Set down the data below from its first line to the line holding "const maskLengths = [94, 93, 47, 94, 93, 47];", inclusive; omit all pictures.

[BEGIN]

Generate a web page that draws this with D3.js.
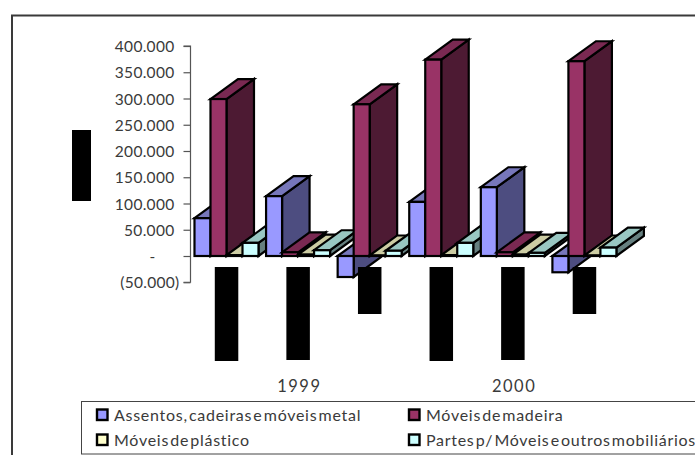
<!DOCTYPE html>
<html>
<head>
<meta charset="utf-8">
<script src="https://cdnjs.cloudflare.com/ajax/libs/d3/7.8.5/d3.min.js"></script>
<style>
  html, body { margin: 0; padding: 0; background: #fff; }
  svg { display: block; }
  text { font-family: "Lato", sans-serif; fill: #3a3a3a; }
</style>
</head>
<body>
<svg id="chart" width="695" height="455"></svg>
<script>
// Furniture figures for two years, three groups per year, four series per group.
const years = ["1999", "2000"];
const groups = ["1999-a", "1999-b", "1999-c", "2000-a", "2000-b", "2000-c"];
const seriesNames = [
  "Assentos, cadeiras e móveis metal",
  "Móveis de madeira",
  "Móveis de plástico",
  "Partes p/ Móveis e outros mobiliários"
];
const assentos = [72000, 114000, -40000, 103000, 131000, -31000];
const madeira = [299000, 7000, 289000, 374000, 7000, 371000];
const plastico = [1500, 2500, 1000, 1500, 2500, 1000];
const partes = [25000, 11000, 10000, 25000, 6000, 16000];
const seriesValues = [assentos, madeira, plastico, partes];
const tickValues = [-50000, 0, 50000, 100000, 150000, 200000, 250000, 300000, 350000, 400000];

// Masked group labels below the bars: lengths in px, plus the masked axis title.
const maskLengths = [94, 93, 47, 94, 93, 47];

const frontColors = ["#9999ff", "#993366", "#ffffcc", "#ccffff"];
const topColors = ["#7777bb", "#7a2952", "#cccca3", "#99c7c2"];
const sideColors = ["#4d4d80", "#4d1a33", "#808066", "#668080"];

const svg = d3.select("#chart");

// Chart frame: only the top and left edges fall inside the view.
svg.append("path").attr("d", "M12,455V15.5H695").attr("fill", "none").attr("stroke", "#3a3a3a").attr("stroke-width", 2);

const y = d3.scaleLinear().domain([-50000, 400000]).range([282.25, 46]);
const x = d3.scaleBand().domain(groups).range([191, 620.5]).paddingInner(0).paddingOuter(0);
const barWidth = 16;
const bar = d3.scaleBand().domain(d3.range(4)).range([0, barWidth * 4]);
const groupInset = (x.bandwidth() - barWidth * 4) / 2 - 0.3;
const depthX = 27.5, depthY = -20;

// Axis label format: dots for thousands, parentheses for negatives, a dash for zero.
const dotted = d3.formatLocale({ decimal: ",", thousands: ".", grouping: [3], currency: ["", ""] }).format(",d");
const label = v => v === 0 ? "-" : v < 0 ? `(${dotted(-v)})` : dotted(v);

const axis = svg.append("g")
  .attr("transform", "translate(190.5,0)")
  .call(d3.axisLeft(y).tickValues(tickValues).tickFormat(label).tickSize(7).tickPadding(9));
axis.selectAll("path, line").attr("stroke", "#555").attr("stroke-width", 1.2);
axis.select(".domain").attr("d", `M-7,${y(400000)}H0V${y(-50000)}H-7`).attr("fill", "none");
axis.selectAll("text")
  .attr("font-size", 15.5)
  .attr("letter-spacing", 0.3)
  .attr("fill", "#3a3a3a")
  .attr("dx", d => d < 0 ? 5 : d === 0 ? -19 : 0)
  .attr("dy", "0.36em");

// Oblique bars, painted left to right so nearer faces cover farther ones.
const bars = svg.append("g").attr("stroke", "#000").attr("stroke-width", 2.2).attr("stroke-linejoin", "miter");
groups.forEach((g, gi) => {
  seriesValues.forEach((vals, si) => {
    const v = vals[gi];
    const x0 = x(g) + groupInset + bar(si);
    const x1 = x0 + barWidth;
    const yHigh = y(Math.max(v, 0));
    const yLow = y(Math.min(v, 0));
    const pts = a => a.map(p => p.join(",")).join(" ");
    bars.append("polygon").attr("fill", sideColors[si]).attr("points", pts([
      [x1, yHigh], [x1 + depthX, yHigh + depthY], [x1 + depthX, yLow + depthY], [x1, yLow]
    ]));
    bars.append("polygon").attr("fill", topColors[si]).attr("points", pts([
      [x0, yHigh], [x0 + depthX, yHigh + depthY], [x1 + depthX, yHigh + depthY], [x1, yHigh]
    ]));
    bars.append("rect").attr("fill", frontColors[si])
      .attr("x", x0).attr("y", yHigh).attr("width", barWidth).attr("height", yLow - yHigh);
  });
});

// Masked labels.
const masks = svg.append("g").attr("fill", "#000");
masks.selectAll("rect.group").data(groups).join("rect")
  .attr("class", "group")
  .attr("x", d => x(d) + x.bandwidth() / 2 - 12)
  .attr("y", 267)
  .attr("width", 23.5)
  .attr("height", (d, i) => maskLengths[i]);
masks.append("rect").attr("x", 72).attr("y", 130).attr("width", 19).attr("height", 71);

// Year labels centred under each set of three groups.
svg.selectAll("text.year").data(years).join("text")
  .attr("class", "year")
  .attr("x", (d, i) => x(groups[i * 3 + 1]) + x.bandwidth() / 2 + 1)
  .attr("y", 392)
  .attr("text-anchor", "middle")
  .attr("font-size", 16.5)
  .attr("letter-spacing", 1.5)
  .text(d => d);

// Legend box runs off the right side of the view.
svg.append("rect").attr("x", 81.5).attr("y", 401.5).attr("width", 640).attr("height", 52.5)
  .attr("fill", "#fff").attr("stroke", "#444").attr("stroke-width", 1);
const legend = svg.append("g");
const legendCol = [97, 409];
const legendRow = [409.5, 434.5];
seriesNames.forEach((name, i) => {
  const lx = legendCol[i % 2], ly = legendRow[Math.floor(i / 2)];
  legend.append("rect").attr("x", lx).attr("y", ly).attr("width", 10.5).attr("height", 10.5)
    .attr("fill", frontColors[i]).attr("stroke", "#000").attr("stroke-width", 2.4);
  legend.append("text").attr("x", lx + 17).attr("y", ly + 11)
    .attr("font-size", 16)
    .attr("letter-spacing", 0.72)
    .attr("word-spacing", -3.6)
    .text(name);
});
</script>
</body>
</html>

[END]

• _WRITTEN ANSWER_:
Generate a web page that draws this with D3.js.
<!DOCTYPE html>
<html>
<head>
<meta charset="utf-8">
<script src="https://cdnjs.cloudflare.com/ajax/libs/d3/7.8.5/d3.min.js"></script>
<style>
  html, body { margin: 0; padding: 0; background: #fff; }
  svg { display: block; }
  text { font-family: "Lato", sans-serif; fill: #3a3a3a; }
</style>
</head>
<body>
<svg id="chart" width="695" height="455"></svg>
<script>
// Furniture figures for two years, three groups per year, four series per group.
const years = ["1999", "2000"];
const groups = ["1999-a", "1999-b", "1999-c", "2000-a", "2000-b", "2000-c"];
const seriesNames = [
  "Assentos, cadeiras e móveis metal",
  "Móveis de madeira",
  "Móveis de plástico",
  "Partes p/ Móveis e outros mobiliários"
];
const assentos = [72000, 114000, -40000, 103000, 131000, -31000];
const madeira = [299000, 7000, 289000, 374000, 7000, 371000];
const plastico = [1500, 2500, 1000, 1500, 2500, 1000];
const partes = [25000, 11000, 10000, 25000, 6000, 16000];
const seriesValues = [assentos, madeira, plastico, partes];
const tickValues = [-50000, 0, 50000, 100000, 150000, 200000, 250000, 300000, 350000, 400000];

// Masked group labels below the bars: lengths in px, plus the masked axis title.
const maskLengths = [94, 93, 47, 94, 93, 47];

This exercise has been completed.